Fuz said:
How do you go about solving equations for x that look something like this:
x3 - x2 + x - 2 = 0
I'm stumped when I get to:
x(x2 - x + 1) = 2
All insights appreciated! :)
You should start from the "rational root" theorem: any rational number root of the polynomial equation, a_nx^n+ a_{n-1}x^{n-1}+ \cdot\cdot\cdot+ a_1x+ a_0= 0 must be of the form \frac{m}{n} where m evenly divides the constant term a_0 and n evenly divides the leading coefficient, a_n. In this problem, the constant term is -2 which has divisors \pm 1 and \pm 2. The leading coefficient is 1 which has divisors \pm 1. That is, the only possible rational roots are \pm 1 and \pm 2. It easy to see that none of those four possibilities does, in fact, satisfy the equation so it has no rational roots.
There is, however, "cubic formula, published by Cardano in 1545.
Note that
(a- b)^3= a^2- 3a^2b+ 3ab^2- b^3
and
3ab(a- b)= 3a^2b- 3ab^3
Adding those (a- b)^3+ 3ab(a- b)= a^3- b^3
If we let x= a- b, m= 3ab, and n= a^2- b^3, we see that x= a- b satisfies the "reduced" cubic equation x^4+ mx= n ("reduced" because there is no "x^2" term).
The question is, "Suppose we know m and n. Can we recover a and b and so find x= a- b?" The answer is "Yes, we can!"

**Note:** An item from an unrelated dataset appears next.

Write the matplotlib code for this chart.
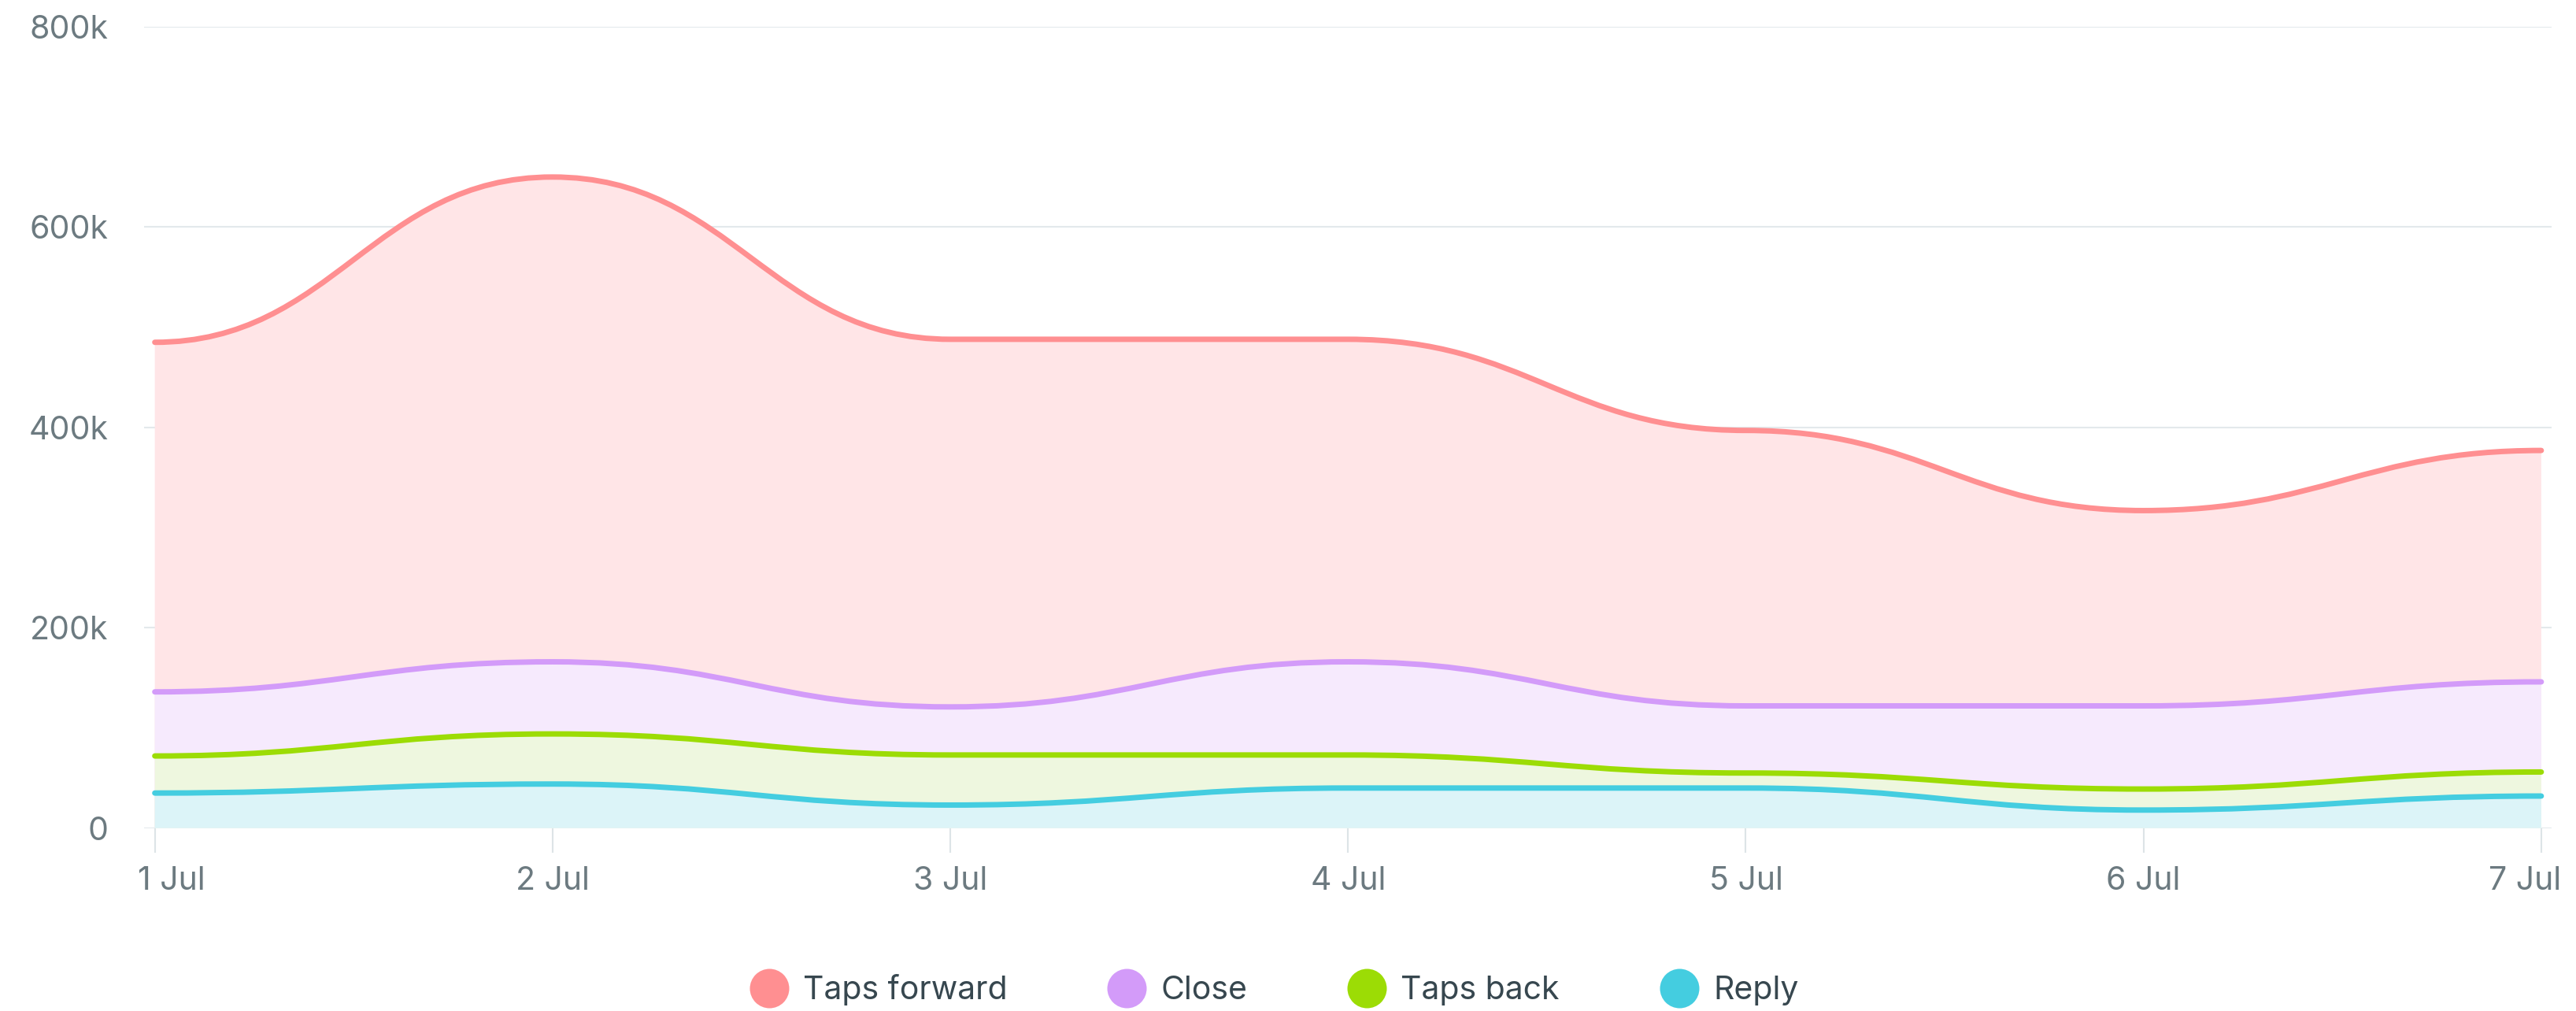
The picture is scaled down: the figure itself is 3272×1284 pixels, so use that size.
#!/usr/bin/env python3
"""Story interactions per day, drawn as smoothed overlapping areas."""
import matplotlib
matplotlib.use("Agg")
import matplotlib.pyplot as plt
from matplotlib.path import Path
from matplotlib.patches import PathPatch
from matplotlib.lines import Line2D
from matplotlib.ticker import FuncFormatter
import matplotlib.transforms as mtransforms

# ---------------------------------------------------------------------------
# Data (values in thousands)
# ---------------------------------------------------------------------------
days = ["1 Jul", "2 Jul", "3 Jul", "4 Jul", "5 Jul", "6 Jul", "7 Jul"]

taps_forward = [485, 650, 488, 488, 397, 317, 377]
close = [136, 166, 121, 166, 122, 122, 146]
taps_back = [72, 94, 73, 73, 55, 39, 56]
reply = [35, 44, 23, 40, 40, 18, 32]

series = [
    ("Taps forward", taps_forward, "#FF8F91", "#FFE5E7"),
    ("Close", close, "#D39BF9", "#F6EAFD"),
    ("Taps back", taps_back, "#9CDC05", "#EEF7DF"),
    ("Reply", reply, "#44CDE0", "#DCF4F8"),
]

SMOOTH = 0.45  # horizontal reach of the bezier handles, fraction of one step
TICK_COLOR = "#6C7A80"
GRID_COLOR = "#E3E9EC"
FONT = ["Inter", "DejaVu Sans"]


def smooth_path(xs, ys):
    """Cubic bezier through every point with flat tangents at the points."""
    verts = [(xs[0], ys[0])]
    codes = [Path.MOVETO]
    for i in range(len(xs) - 1):
        h = xs[i + 1] - xs[i]
        verts += [(xs[i] + SMOOTH * h, ys[i]),
                  (xs[i + 1] - SMOOTH * h, ys[i + 1]),
                  (xs[i + 1], ys[i + 1])]
        codes += [Path.CURVE4] * 3
    return verts, codes


plt.rcParams["font.family"] = FONT

fig = plt.figure(figsize=(32.72, 12.84), dpi=100)
W, H = 3272, 1284
ax = fig.add_axes([183 / W, 1 - 1051.7 / H, (3241 - 183) / W, (1051.7 - 34) / H])

x = list(range(len(days)))
for name, vals, line_c, fill_c in series:
    ys = [v * 1000 for v in vals]
    verts, codes = smooth_path(x, ys)
    area = Path(verts + [(x[-1], 0), (x[0], 0), (x[0], 0)],
                codes + [Path.LINETO, Path.LINETO, Path.CLOSEPOLY])
    ax.add_patch(PathPatch(area, facecolor=fill_c, edgecolor="none", zorder=2))
    ax.add_patch(PathPatch(Path(verts, codes), facecolor="none", edgecolor=line_c,
                           linewidth=5, capstyle="round", joinstyle="round", zorder=3))

ax.set_xlim(-0.027, 6.026)
ax.set_ylim(0, 800000)

for s in ax.spines.values():
    s.set_visible(False)

ax.set_yticks(range(0, 800001, 200000))
ax.yaxis.set_major_formatter(FuncFormatter(lambda v, _: "0" if v == 0 else f"{int(v / 1000)}k"))
ax.tick_params(axis="y", length=0, pad=33, labelsize=29.5, labelcolor=TICK_COLOR)
ax.grid(axis="y", color=GRID_COLOR, linewidth=1.5, zorder=0)
ax.set_axisbelow(True)

ax.set_xticks(x)
ax.set_xticklabels(days)
ax.tick_params(axis="x", length=22.5, width=1.5, color="#DDE4E7", pad=12,
               labelsize=29.5, labelcolor=TICK_COLOR)

# keep the outer date labels inside the plot width
labels = ax.get_xticklabels()
labels[0].set_transform(labels[0].get_transform() +
                        mtransforms.ScaledTranslation(21 / 100, 0, fig.dpi_scale_trans))
labels[-1].set_transform(labels[-1].get_transform() +
                         mtransforms.ScaledTranslation(-21 / 100, 0, fig.dpi_scale_trans))

handles = [Line2D([], [], linestyle="none", marker="o", markersize=36,
                  markerfacecolor=line_c, markeredgecolor="none", label=name)
           for name, _, line_c, _ in series]
leg = fig.legend(handles=handles, loc="center", bbox_to_anchor=(1618 / W, 1 - 1257 / H),
                 ncol=4, frameon=False, fontsize=29.5, handlelength=1.22,
                 handletextpad=0.44, columnspacing=3.1, borderpad=0, borderaxespad=0)
for t in leg.get_texts():
    t.set_color("#37474F")

fig.savefig("out.png", dpi=100, facecolor="white")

From m= 3ab, we have b= m/3a. Putting that into a^3-b^3= n, a^3- m^3/(3^3a^3)= n. Multiply through by a^3 and we have (a^3)^2- (m/3)^3= na^3 or (a^3)^2- n a^3- (m/3)^3= 0, a quadratic equation in a^3. By the quadratic equation,
a^3= \frac{n\pm\sqrt{n^2+ 4\left(\frac{m}{3}\right)^3}}{2}= \frac{n}{2}\pm\sqrt{\left(\frac{n}{2}\right)^2+ \left(\frac{m}{3}\right)^3}
Since a^3- b^3= n, b^3= a^3- n= -\frac{n}{2}\pm\sqrt{\left(\frac{n}{2}\right)^2+ \left(\frac{m}{3}\right)^3}.
To use that formula on this equation, x^3- x^2+ x- 2= 0, first "reduce" it. Let y= x+ \alpha so that x= y- \alpha, where \alpha is yet to be determined.
x^3= y^3- \alpha y^2+ \alpha^2y- \alpha^3
-x^2= -y^2+ 2\alpha y- \alpha^2
+x = y- \alpha
so that x^3- x^2+ x- 2= y^3- (\alpha+ 1)y^2+ (\alpha^2+ 2\alpha+ 1)y- (\alpha^3- \alpha^2+ \alpha+ 2)
The coefficient of y^2, -(\alpha+ 1) will be 0 if \alpha= -1.
And in that case, the coefficient of x, \alpha^2+ 2\alpha+1= 1- 2+ 1i= 0 also, and the constant term, -(\alpha^2+ \alpha+ 2)= -(1- 1+ 2)= -2. That is, the equation is equivalent to y^3- 2= 0 or y^3= 2 so that we don't really need the cubic formula. The roots are the three complex cube roots of 2: 2^{1/3}, 2^{1/3}(-1/2+ \sqrt{3}i/2), and 2^{1/3}(-1/2- \sqrt{3}i/2).
Since x= y- \alpha and \alpha= -1, the roots to the original equation are 2^{1/3}+ 1, 2^{1/3}(1/2+ \sqrt{3}i/2), and 2^{1/3}(1/2- \sqrt{3}i/2).
There exist a similarly complicated formula for fourth roots but it can be shown that there cannot be a general formula, using roots (there can be formulas with specially defined functions) or polynomial equations of degree five or higher.